Janet Stewart, Lady Fleming (17 July 1502 – 20 February 1562), called la Belle Écossaise (French for 'the Beautiful Scotswoman'), was a Scottish courtier. She was an illegitimate daughter of King James IV of Scotland who served as governess to her half-niece Mary, Queen of Scots. Janet was briefly a mistress of King Henry II of France, by whom she had a legitimated son: Henri d'Angoulême. Her daughter, Mary Fleming, was one of the young queen's "Four Marys".

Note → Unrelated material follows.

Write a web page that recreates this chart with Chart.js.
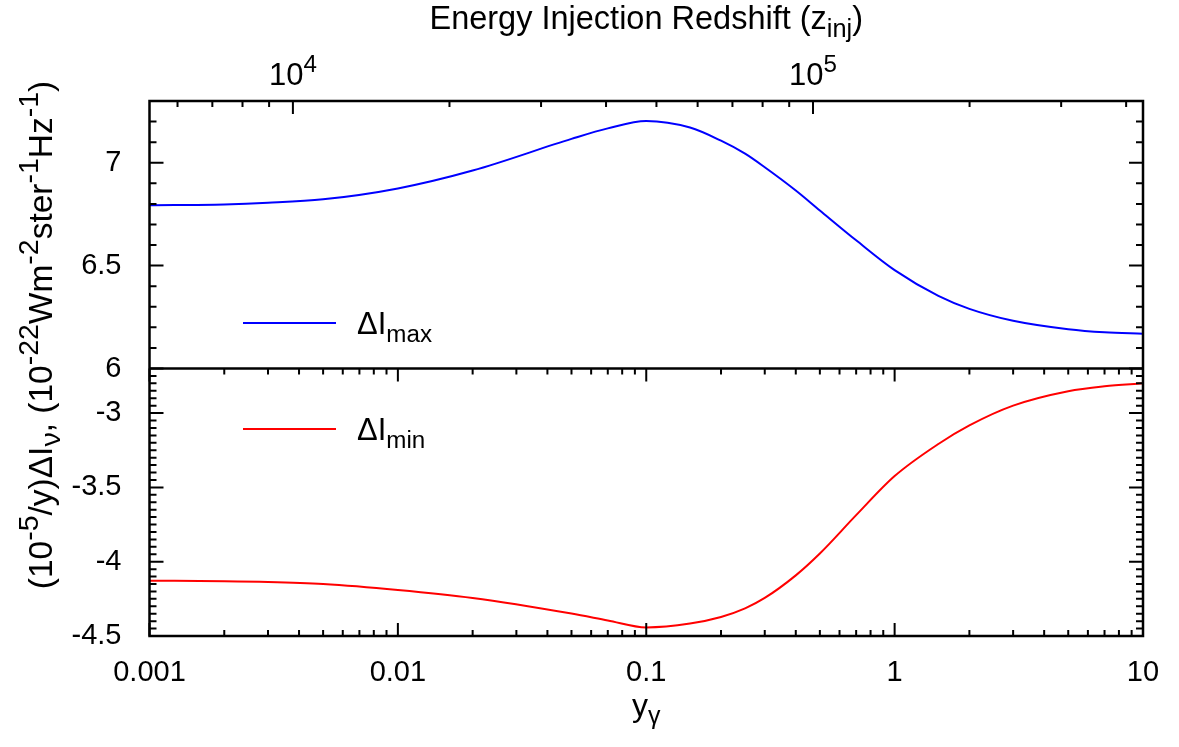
<!DOCTYPE html>
<html>
<head>
<meta charset="utf-8">
<script src="https://cdn.jsdelivr.net/npm/chart.js@4.4.0/dist/chart.umd.min.js"></script>
<style>
  html, body { margin: 0; padding: 0; background: #fff; }
</style>
</head>
<body>
<canvas id="chart" width="1179" height="747"></canvas>
<script>
const FONT = '"Liberation Sans", Arial, Helvetica, sans-serif';

// photon y-parameter samples and the two intensity curves
const yGamma    = [0.001, 0.002, 0.003, 0.005, 0.01, 0.02, 0.05, 0.07, 0.1, 0.15, 0.2, 0.25, 0.3, 0.4, 0.5, 0.7, 1, 1.5, 2, 3, 5, 7, 10];
const deltaIMax = [6.793, 6.797, 6.805, 6.822, 6.875, 6.962, 7.116, 7.167, 7.203, 7.171, 7.107, 7.044, 6.978, 6.865, 6.768, 6.623, 6.478, 6.353, 6.29, 6.232, 6.191, 6.176, 6.169];
const deltaIMin = [-4.128, -4.131, -4.136, -4.15, -4.19, -4.244, -4.349, -4.395, -4.442, -4.416, -4.372, -4.314, -4.244, -4.092, -3.945, -3.687, -3.424, -3.208, -3.083, -2.95, -2.853, -2.82, -2.80];

// tick labels
const xTickValues = [0.001, 0.01, 0.1, 1, 10];
const xTickLabels = ['0.001', '0.01', '0.1', '1', '10'];
const upperTickValues = [6, 6.5, 7];
const upperTickLabels = ['6', '6.5', '7'];
const lowerTickValues = [-4.5, -4, -3.5, -3];
const lowerTickLabels = ['-4.5', '-4', '-3.5', '-3'];
const zTickValues = [1e4, 1e5];
const zTickExponents = ['4', '5'];

// injection redshift range spanned by the top axis
const zMin = 5300, zMax = 4.31e5;

const near = (a, b) => Math.abs(a - b) <= 1e-6 * Math.max(1, Math.abs(b));
const findLabel = (vals, labels, v) => {
  const i = vals.findIndex(t => near(t, v));
  return i < 0 ? '' : labels[i];
};

function logTicks(min, max) {
  const out = [];
  for (let e = Math.floor(Math.log10(min)); e <= Math.ceil(Math.log10(max)); e++) {
    for (let m = 1; m < 10; m++) {
      const v = +(m * Math.pow(10, e)).toPrecision(6);
      if (v >= min * 0.9999 && v <= max * 1.0001) out.push({ value: v });
    }
  }
  return out;
}

function linTicks(min, max, step) {
  const out = [];
  const n = Math.round((max - min) / step);
  for (let i = 0; i <= n; i++) out.push({ value: +(min + i * step).toFixed(4) });
  return out;
}

// text with super/subscripts: parts = [[text, shift]], shift 1 = sup, -1 = sub
function richText(ctx, parts, x, y, size, align, scale = 0.78) {
  const small = size * scale;
  let w = 0;
  parts.forEach(([t, s]) => {
    ctx.font = (s ? small : size) + 'px ' + FONT;
    w += ctx.measureText(t).width;
  });
  let cx = align === 'center' ? x - w / 2 : x;
  ctx.textAlign = 'left';
  ctx.textBaseline = 'alphabetic';
  parts.forEach(([t, s]) => {
    ctx.font = (s ? small : size) + 'px ' + FONT;
    const dy = s > 0 ? -size * 0.42 : s < 0 ? size * 0.25 : 0;
    ctx.fillText(t, cx, y + dy);
    cx += ctx.measureText(t).width;
  });
}

const framePlugin = {
  id: 'frame',
  afterDatasetsDraw(chart) {
    const { ctx, chartArea: a, scales } = chart;
    const x = scales.x, xz = scales.xz, yu = scales.yUpper, yl = scales.yLower;
    ctx.save();
    ctx.strokeStyle = '#000';
    ctx.lineWidth = 2;
    ctx.beginPath();
    // y-gamma ticks on the bottom border, mirrored below the divider
    x.ticks.forEach(t => {
      const px = x.getPixelForValue(t.value);
      const len = findLabel(xTickValues, xTickLabels, t.value) ? 13 : 6;
      ctx.moveTo(px, yl.bottom); ctx.lineTo(px, yl.bottom - len);
      ctx.moveTo(px, yl.top); ctx.lineTo(px, yl.top + len);
    });
    // redshift ticks hanging from the top border
    xz.ticks.forEach(t => {
      const px = xz.getPixelForValue(t.value);
      const len = zTickValues.some(v => near(v, t.value)) ? 13 : 6;
      ctx.moveTo(px, yu.top); ctx.lineTo(px, yu.top + len);
    });
    // y ticks on the left and right borders
    [[yu, upperTickValues, upperTickLabels], [yl, lowerTickValues, lowerTickLabels]].forEach(([s, vals, labels]) => {
      s.ticks.forEach(t => {
        const py = s.getPixelForValue(t.value);
        const len = findLabel(vals, labels, t.value) ? 14 : 7;
        ctx.moveTo(a.left, py); ctx.lineTo(a.left + len, py);
        ctx.moveTo(a.right, py); ctx.lineTo(a.right - len, py);
      });
    });
    ctx.stroke();

    ctx.lineWidth = 2.5;
    ctx.strokeRect(a.left, a.top, a.right - a.left, a.bottom - a.top);
    ctx.beginPath();
    ctx.moveTo(a.left, yu.bottom); ctx.lineTo(a.right, yu.bottom);
    ctx.stroke();
    ctx.restore();
  },
  afterDraw(chart) {
    const { ctx, chartArea: a, scales } = chart;
    const xz = scales.xz;
    const midX = (a.left + a.right) / 2;
    ctx.save();
    ctx.fillStyle = '#000';

    // top axis title and labels
    richText(ctx, [['Energy Injection Redshift (z', 0], ['inj', -1], [')', 0]], midX, 29, 32.5, 'center');
    zTickValues.forEach((v, i) => {
      richText(ctx, [['10', 0], [zTickExponents[i], 1]], xz.getPixelForValue(v), 85, 31, 'center');
    });

    // bottom axis title
    richText(ctx, [['y', 0], ['γ', -1]], midX, 716, 32, 'center');

    // legend entries
    ctx.lineWidth = 2;
    ctx.strokeStyle = '#0000ff';
    ctx.beginPath(); ctx.moveTo(243, 323); ctx.lineTo(336, 323); ctx.stroke();
    richText(ctx, [['ΔI', 0], ['max', -1]], 357, 334, 31, 'left');
    ctx.strokeStyle = '#ff0000';
    ctx.beginPath(); ctx.moveTo(243, 429); ctx.lineTo(336, 429); ctx.stroke();
    richText(ctx, [['ΔI', 0], ['min', -1]], 357, 440, 31, 'left');

    // rotated y title
    ctx.translate(52, 335);
    ctx.rotate(-Math.PI / 2);
    richText(ctx, [
      ['(10', 0], ['-5', 1], ['/y)ΔI', 0], ['ν', -1], [', (10', 0], ['-22', 1],
      ['Wm', 0], ['-2', 1], ['ster', 0], ['-1', 1], ['Hz', 0], ['-1', 1], [')', 0]
    ], 0, 0, 33.5, 'center', 0.85);
    ctx.restore();
  }
};

const tickFont = { family: FONT, size: 29 };

new Chart(document.getElementById('chart'), {
  type: 'line',
  data: {
    datasets: [
      {
        label: 'ΔI max',
        data: yGamma.map((v, i) => ({ x: v, y: deltaIMax[i] })),
        xAxisID: 'x',
        yAxisID: 'yUpper',
        borderColor: '#0000ff',
        borderWidth: 2,
        pointRadius: 0,
        cubicInterpolationMode: 'monotone',
      },
      {
        label: 'ΔI min',
        data: yGamma.map((v, i) => ({ x: v, y: deltaIMin[i] })),
        xAxisID: 'x',
        yAxisID: 'yLower',
        borderColor: '#ff0000',
        borderWidth: 2,
        pointRadius: 0,
        cubicInterpolationMode: 'monotone',
      },
    ],
  },
  options: {
    responsive: false,
    animation: false,
    layout: { padding: { left: 0, right: 36, top: 0, bottom: 0 } },
    plugins: {
      legend: { display: false },
      tooltip: { enabled: false },
    },
    scales: {
      x: {
        type: 'logarithmic',
        position: 'bottom',
        min: 0.001,
        max: 10,
        grid: { display: false },
        border: { display: false },
        afterBuildTicks: s => { s.ticks = logTicks(s.min, s.max); },
        afterFit: s => { s.height = 111; },
        ticks: {
          autoSkip: false,
          maxRotation: 0,
          padding: 12,
          color: '#000',
          font: tickFont,
          callback: v => findLabel(xTickValues, xTickLabels, v),
        },
      },
      xz: {
        type: 'logarithmic',
        position: 'top',
        min: zMin,
        max: zMax,
        grid: { display: false },
        border: { display: false },
        afterBuildTicks: s => { s.ticks = logTicks(s.min, s.max); },
        afterFit: s => { s.height = 101; },
        ticks: { display: false },
      },
      // stacked panels on the left: the axis listed last sits on top
      yLower: {
        type: 'linear',
        position: 'left',
        stack: 'panels',
        stackWeight: 1,
        min: -4.5,
        max: -2.7,
        grid: { display: false },
        border: { display: false },
        afterBuildTicks: s => { s.ticks = linTicks(-4.5, -2.7, 0.05); },
        afterFit: s => { s.width = 149.5; },
        ticks: {
          autoSkip: false,
          padding: 20,
          color: '#000',
          font: tickFont,
          callback: v => findLabel(lowerTickValues, lowerTickLabels, v),
        },
      },
      yUpper: {
        type: 'linear',
        position: 'left',
        stack: 'panels',
        stackWeight: 1,
        min: 6,
        max: 7.3,
        grid: { display: false },
        border: { display: false },
        afterBuildTicks: s => { s.ticks = linTicks(6, 7.3, 0.1); },
        afterFit: s => { s.width = 149.5; },
        ticks: {
          autoSkip: false,
          padding: 20,
          color: '#000',
          font: tickFont,
          callback: v => findLabel(upperTickValues, upperTickLabels, v),
        },
      },
    },
  },
  plugins: [framePlugin],
});
</script>
</body>
</html>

Janet Stewart (also referred to as Jane, Jenny, and other variants) was the fifth illegitimate child of the Stewart king James IV to reach adulthood. Her half-brothers included James Stewart, 1st Earl of Moray; Alexander Stewart, Lord Chancellor of Scotland; and James V, King of Scots, her father's only surviving legitimate child.

Her mother—the fourth royal mistress of James IV to bear his offspring—was Lady Agnes Stewart (secondarily known as Isabel), daughter of James Stewart, 1st Earl of Buchan (who bore the nickname "Hearty James"). Janet's parents were closely related (precisely, half cousins once removed) by a common ancestor: Joan Beaufort, Queen of Scots.

Janet Stewart married Malcolm Fleming, 3rd Lord Fleming, despite being related within a forbidden degree of affinity. They had eight children:

Lord Fleming was killed at the Battle of Pinkie in 1547. The following year, presumably due to her unofficial membership in the royal Stewart family, the widow Fleming was appointed governess or nurse to her infant half-niece Mary, Queen of Scots (her new mistress having been fathered by her late half-brother). Her own daughter, Mary Fleming, also joined the queen's household as a lady-in-waiting.

In August 1548, mother and daughter accompanied the young queen to France. They waited aboard ship on the Clyde at Dumbarton Castle for a time. Lady Fleming asked Captain Villegaignon if the queen could go back ashore to rest. Villegaignon swore she would go to France or drown on the way.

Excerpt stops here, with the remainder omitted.